Jennifer Lopez...in a great film?!
Marques | Milwaukee, WI USA | 10/28/2007
(5 out of 5 stars)

"I was actually skeptical when I first came across this movie. But I took a chance on seeing it. Now I can't wait until it actually comes out on DVD. This is an EXCELLENT film. Being that I'm a US Citizen living in Mexico for a few months I see exactly what the film is talking about. It's just a shame that not many people actually know what is going on here. This film could be a cultural phenomenon that could help to change things. THIS IS AN ABSOLUTELY AMAZING FILM. Only problem that I had was that J.Lo is trying to act like a stereotypical "gringa" and it's really easy to hear her accent. Other than that, I loved the movie."
Disposable women, disposable society
Kelly Garbato | Kearney, MO USA | 04/18/2008
(4 out of 5 stars)

"Loosely based on several of the many Ciudad Juárez murders, BORDERTOWN is two parts docudrama/political commentary and two parts suspense/thriller. Though the subject of the film is an important one, the movie does suffer from a few major flaws.

Most likely, you've heard little or nothing about the 15-year serial killing spree(s) in the neighboring Mexican cities of Juárez and Chihuahua. Probably you've read a short article, maybe buried in the back of the "international" section of your local paper, about the latest death toll. Maybe you've seen a few pieces over the years, each giving rise to an eerie sense of déjà vu: "Haven't I read this before? Didn't the police already catch this killer? Surely this is a different case..."

Between 1993 and the present day, at least 400 women, primarily employed in the maquiladoras established along the Mexican/American border, have been found dead. Raped, murdered, strangled, mutilated. Dumped like trash. Another 5,000+ women are reported missing. Most likely they are dead, but their families will never know, can never rest, because there is no outcry, no investigation, no justice. Government corruption, police incompetence, and international indifference have all conspired against justice. After all, these are poor brown women we are talking about. Disposable women in a disposable society.

BORDERTOWN attempts to tell the tales of all these women through the story of one girl, Eva Jimenez, a 16-year-old factory worker who is kidnapped on her way home from work, raped, and buried alive. Left for dead. Though her assailants - two men, gang rapists - thought they killed her, she survives and, with the help of two reporters (played by Jennifer Lopez and Antonio Baderes), tries to bring them to justice.

While I generally enjoyed the movie (as much as you can "enjoy" a movie about femicide), it does tend towards the melodramatic at times. The acting is generally adequate, though Maya Zapata is a standout as Eva. (So much so that I immediately hopped onto Netflix and put all her films in my queue.) Most of the melodrama is due to the script, rather than overacting. There are also a few plot holes, which I won't get into for fear of spoiling the ending. However, one is so large that you'll know it when you see it. (Just in case you don't, a hint: it involves the trial and the immediacy of Eva's testimony.)

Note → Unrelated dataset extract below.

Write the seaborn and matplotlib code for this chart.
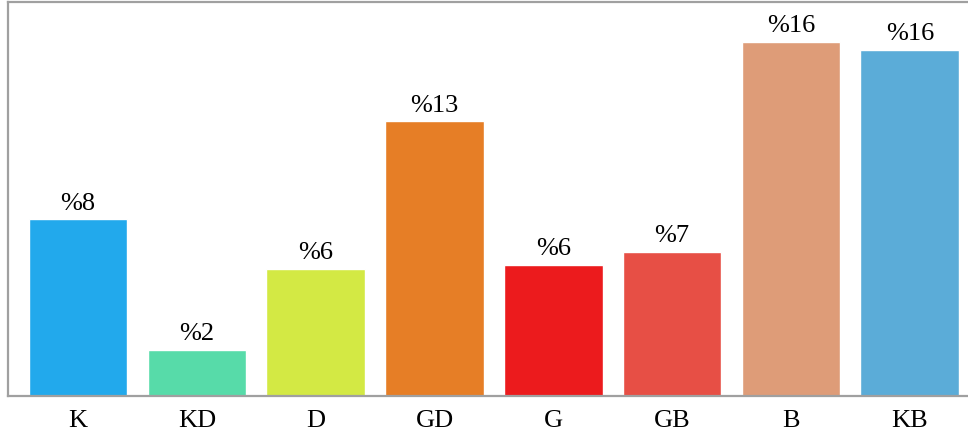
import matplotlib
matplotlib.use("Agg")
import matplotlib.pyplot as plt
import pandas as pd
import seaborn as sns

categories = ["K", "KD", "D", "GD", "G", "GB", "B", "KB"]
values = [8.0, 2.08, 5.75, 12.44, 5.93, 6.52, 16.02, 15.66]
value_labels = ["%8", "%2", "%6", "%13", "%6", "%7", "%16", "%16"]
colors = ["#22A9EC", "#57DBA9", "#D3E944", "#E67E26",
          "#EC1B1D", "#E74F45", "#DE9C78", "#5BACD8"]

sns.set_theme(style="white")
plt.rcParams["font.family"] = ["Liberation Serif", "DejaVu Serif"]

df = pd.DataFrame({"cat": categories, "val": values})

fig = plt.figure(figsize=(9.68, 4.39), dpi=100)
ax = fig.add_axes([8 / 968, 42 / 439, 1.0 - 8 / 968, 394 / 439])

sns.barplot(data=df, x="cat", y="val", hue="cat", palette=colors,
            order=categories, hue_order=categories, legend=False,
            width=0.83, saturation=1, ax=ax)

for i, (v, lab) in enumerate(zip(values, value_labels)):
    ax.annotate(lab, (i, v), xytext=(0, 4), textcoords="offset points",
                ha="center", va="bottom", fontsize=19, color="black")

ax.set_xlim(-0.59, 7.49)
ax.set_ylim(0, 17.83)
ax.set_yticks([])
ax.set_xlabel("")
ax.set_ylabel("")
ax.tick_params(axis="x", length=0, labelsize=19, pad=9.5, colors="black")

for side in ["left", "top", "bottom"]:
    ax.spines[side].set_color("#A0A0A0")
    ax.spines[side].set_linewidth(1.6)
ax.spines["right"].set_visible(False)

fig.savefig("out.png", dpi=100)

Even so, BORDERTOWN is monumental film, in that it addresses an ongoing situation of gross human rights abuses that the mainstream media has largely ignored. Any time you can get A-list stars to sign on to such a project, it's a big f'in deal. And while the film itself isn't as rigorous in detailing the Ciudad Juárez gender-cide as I would prefer - the subplot about Lopez's childhood and her character's relationship with Banderes was distracting at best - it's still a good vehicle for getting the message out, for letting people know what is and isn't happening south of the border. The DVD extras, which include two documentaries ("Exposing the Juarez Murders: The Making of Bordertown" and "La Frontera - The Border"), as well as a "get involved" menu (the first time I've ever seen that on a DVD!) are particularly poignant and compelling. So while it certainly isn't a great movie - maybe a B-/C+ at best - it is still a movie that you, along with your friends and family (and Lou Dobbs, if you can compel him!), should see.

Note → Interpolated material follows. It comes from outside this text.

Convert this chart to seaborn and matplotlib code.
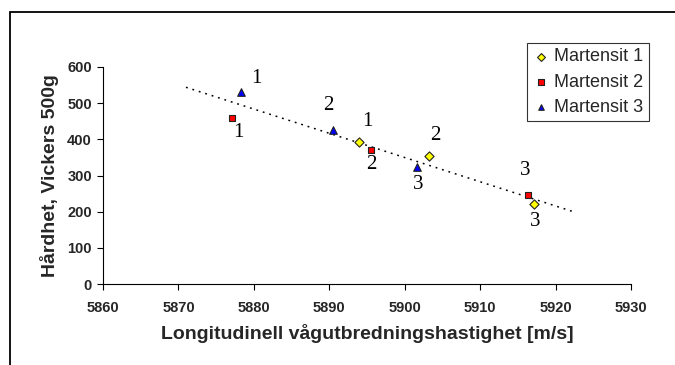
import numpy as np
import pandas as pd
import matplotlib
matplotlib.use("Agg")
import matplotlib.pyplot as plt
from matplotlib.patches import Rectangle
import seaborn as sns

# Measured samples: wave speed [m/s] vs. Vickers hardness, three martensite series
series = ["Martensit 1", "Martensit 2", "Martensit 3"]
speed_m1 = [5893.9, 5903.2, 5917.1]
hard_m1 = [394, 353, 221]
speed_m2 = [5877.1, 5895.5, 5916.4]
hard_m2 = [460, 371, 245]
speed_m3 = [5878.3, 5890.5, 5901.6]
hard_m3 = [531, 426, 323]
sample_ids = ["1", "2", "3"]

x_ticks = [5860, 5870, 5880, 5890, 5900, 5910, 5920, 5930]
y_ticks = [0, 100, 200, 300, 400, 500, 600]
trend_span = [5871, 5922.3]

df = pd.DataFrame({
    "speed": speed_m1 + speed_m2 + speed_m3,
    "hard": hard_m1 + hard_m2 + hard_m3,
    "series": [s for s in series for _ in range(3)],
    "sample": sample_ids * 3,
})

sns.set_style("white")
plt.rcParams["font.family"] = ["Liberation Sans", "DejaVu Sans"]

fig = plt.figure(figsize=(6.75, 3.65), dpi=100)
ax = fig.add_axes([103 / 675, 1 - 284 / 365, (631 - 103) / 675, (284 - 67) / 365])

# Least-squares trend line over all samples
slope, icpt = np.polyfit(df["speed"], df["hard"], 1)
tx = np.array(trend_span)
ax.plot(tx, slope * tx + icpt, color="black", lw=1.1, ls=(0, (1.2, 3.2)), zorder=1)

palette = {"Martensit 1": "#ffff00", "Martensit 2": "#ff0000", "Martensit 3": "#0000ff"}
markers = {"Martensit 1": "D", "Martensit 2": "s", "Martensit 3": "^"}
sizes = {"Martensit 1": 22, "Martensit 2": 24, "Martensit 3": 30}
for s in series:
    sub = df[df["series"] == s]
    sns.scatterplot(data=sub, x="speed", y="hard", ax=ax, color=palette[s],
                    marker=markers[s], s=sizes[s], edgecolor="#222222",
                    linewidth=0.8, label=s, zorder=3)

# Sample number labels beside each point (pixel offsets)
offsets = {
    ("Martensit 1", "1"): (9, 20), ("Martensit 1", "2"): (6, 21), ("Martensit 1", "3"): (1, -17),
    ("Martensit 2", "1"): (6, -15), ("Martensit 2", "2"): (1, -15), ("Martensit 2", "3"): (-3, 25),
    ("Martensit 3", "1"): (15, 13), ("Martensit 3", "2"): (-5, 24), ("Martensit 3", "3"): (1, -17),
}
for _, r in df.iterrows():
    dx, dy = offsets[(r["series"], r["sample"])]
    ax.annotate(r["sample"], (r["speed"], r["hard"]), xytext=(dx, dy),
                textcoords="offset pixels", ha="center", va="center",
                fontsize=15, family="Liberation Serif", color="black")

ax.set_xlim(5860, 5930)
ax.set_ylim(0, 600)
ax.set_xticks(x_ticks)
ax.set_yticks(y_ticks)
ax.set_xticklabels([str(v) for v in x_ticks], fontsize=10.5, fontweight="bold")
ax.set_yticklabels([str(v) for v in y_ticks], fontsize=10.5, fontweight="bold")
ax.tick_params(axis="x", direction="out", length=4, width=0.8, color="black",
               bottom=True, pad=8)
ax.tick_params(axis="y", direction="out", length=4, width=0.8, color="black",
               left=True, pad=4)
for side in ["top", "right"]:
    ax.spines[side].set_visible(False)
for side in ["left", "bottom"]:
    ax.spines[side].set_color("black")
    ax.spines[side].set_linewidth(0.8)

ax.set_xlabel("Longitudinell vågutbredningshastighet [m/s]", fontsize=14,
              fontweight="bold", labelpad=7)
ax.set_ylabel("Hårdhet, Vickers 500g", fontsize=14, fontweight="bold", labelpad=6)

leg = ax.legend(loc="upper left", bbox_to_anchor=(527 / 675, 1 - 43 / 365),
                bbox_transform=fig.transFigure, frameon=True, fancybox=False,
                fontsize=13, handletextpad=0.2, borderpad=0.3, labelspacing=0.45,
                handlelength=1.0, borderaxespad=0)
leg.get_frame().set_edgecolor("black")
leg.get_frame().set_linewidth(0.8)
for h in leg.legend_handles:
    h.set_sizes([16])

# Outer chart frame
fig.patches.append(Rectangle((10 / 675, -0.1), 1.2, 1 - 12 / 365 + 0.1,
                             transform=fig.transFigure, fill=False,
                             edgecolor="black", lw=1.3))

fig.savefig("out.png", dpi=100)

And, after the movie's over, don't forget about these women like the rest of the world. Use the resources provided to learn more, to take action, to get involved. As Eva Canseco explains in "La Frontera - The Border", we're all citizens of the same community; we need to protect one another, to care what happens to our neighbors, to act while we still have the agency to do so. The women raped and murdered, the men tortured into confessing - they could easily be you or I. Human rights abuses are not limited to "developing" or "third world" nations. Read the paper more closely (better yet, a feminist blog or two) and you'll be surprised to see what's happening in your own backyard."
Stunning
aikanae | scottsdale, az | 10/18/2007
(5 out of 5 stars)

"I can't reccomend this film highly enough. See it. It's news you won't see on CNN. I have never liked Lopez, but this movie isn't about her or Banderas. It's also not a typical hollywood movie either.

The central theme never deviates away from the story about a 16 year old sole survivor of an attack and her desire to survive, which means she needs to capture her attackers or they will kill her because she can identify them. The story is very human and a realistic protrayal of how systems and cultures can work against victims without being obvious.

Anyone saying the film is political has discounted the reality and importance of these rapes and murders, now numbering in the thousands within the last few years. No single authority has even attempted to document them all until recently, and that's been through human rights groups. This story should be embarrassing for authorities - on both sides of the border.

There are various subjects explored which might create the circumstances that allow these crimes to continue happening, such as corruption, NAFTA, class, greed, racism, bias, corporations, but they are not conclusive, central or over-dramatized. But even the exploration of these subjects will make this film politically unpopular and even more important to see."